Twenty Years After Katrina: How Levee Failures Changed America
upstart writes:
Twenty Years After Katrina: How Levee Failures Changed America:
When Hurricane Katrina struck in 2005, it wasn't just another storm - it was one of the deadliest hurricanes in U.S. history. Entire neighborhoods disappeared, families were scattered, and lives were split into "before" and "after." Nearly 20 years later, the haunting images of submerged rooftops and boat rescues remain vivid.
On Aug. 29, 2005, early reports claimed New Orleans had "dodged the bullet." But offshore winds funneled water into the city's canals, triggering multiple catastrophic levee failures. The Lower Ninth Ward, where most fatalities occurred, was devastated as many residents, misled by comparisons to Hurricane Camille, chose not to evacuate.

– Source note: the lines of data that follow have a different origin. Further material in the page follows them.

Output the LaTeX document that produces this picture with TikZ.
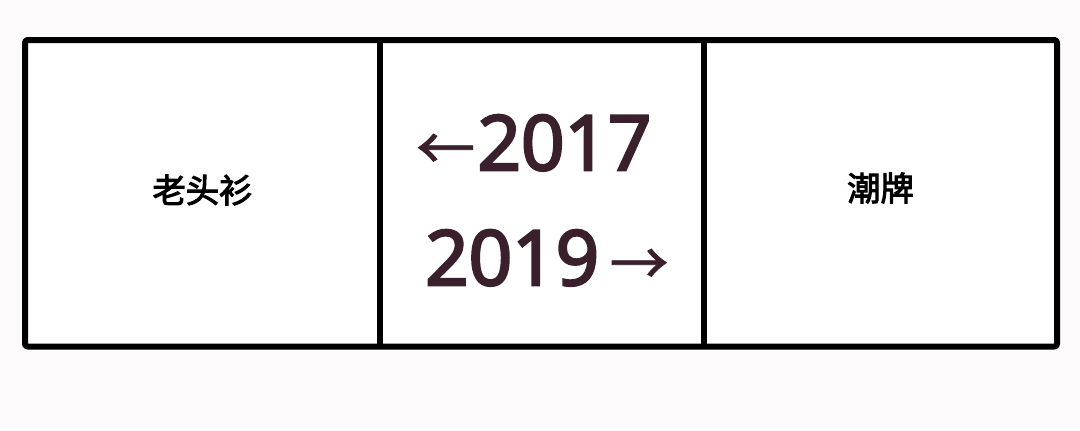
\documentclass[tikz,border=0pt]{standalone}
\usepackage{fontspec}
\newfontfamily\cjk{Noto Sans CJK SC}[FakeBold=3]
\newfontfamily\cjkarrow{Noto Sans CJK SC}[FakeBold=1.5]
\newfontfamily\numfont{Open Sans}[FakeBold=3.5]
\definecolor{maroon}{RGB}{58,32,44}
\definecolor{bgpink}{RGB}{254,251,253}
\begin{document}
\begin{tikzpicture}[x=0.75pt,y=-0.75pt,
  frame/.style={line width=4.5pt,line join=round,rounded corners=2pt},
  divider/.style={line width=4.5pt},
  label/.style={inner sep=0pt,font=\cjk\fontsize{25}{30}\selectfont,text=black},
  year/.style={inner sep=0pt,font=\numfont\fontsize{57}{64}\selectfont,text=maroon}]
\fill[bgpink] (0,0) rectangle (1080,430);
\useasboundingbox (0,0) rectangle (1080,430);
\coordinate (tl) at (25,40);
\coordinate (br) at (1057,346.5);
\coordinate (d1t) at (380,40);
\coordinate (d1b) at (380,346.5);
\coordinate (d2t) at (704,40);
\coordinate (d2b) at (704,346.5);
\fill[white] (tl) rectangle (br);
\draw[divider] (d1t) -- (d1b);
\draw[divider] (d2t) -- (d2b);
\draw[frame] (tl) rectangle (br);
\node[label] (left) at (202.5,190) {老头衫};
\node[label] (right) at (880.5,188) {潮牌};
\node[year,anchor=base west] (y1) at (416,170) {{\cjkarrow\fontsize{44}{50}\selectfont ←}\kern2pt 2017};
\node[year,anchor=base west] (y2) at (425,285) {2019\kern8pt{\cjkarrow\fontsize{44}{50}\selectfont →}};
\end{tikzpicture}
\end{document}
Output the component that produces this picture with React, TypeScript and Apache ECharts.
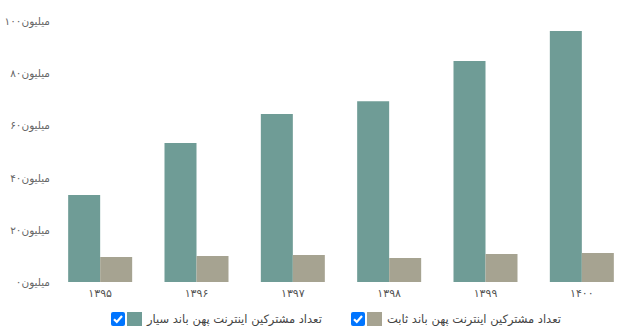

"Katrina's storm surge was exceptional," says Hermann Fritz, a civil engineering professor at Georgia Tech. "In some areas, we saw water levels over 27 feet - that's like a three-story building."
While much attention focused on New Orleans' levee failures, Fritz points out that the surge's sheer height and energy would have overwhelmed even more robust defenses in some areas. "Katrina showed us that nature can produce forces beyond our engineering designs," he says.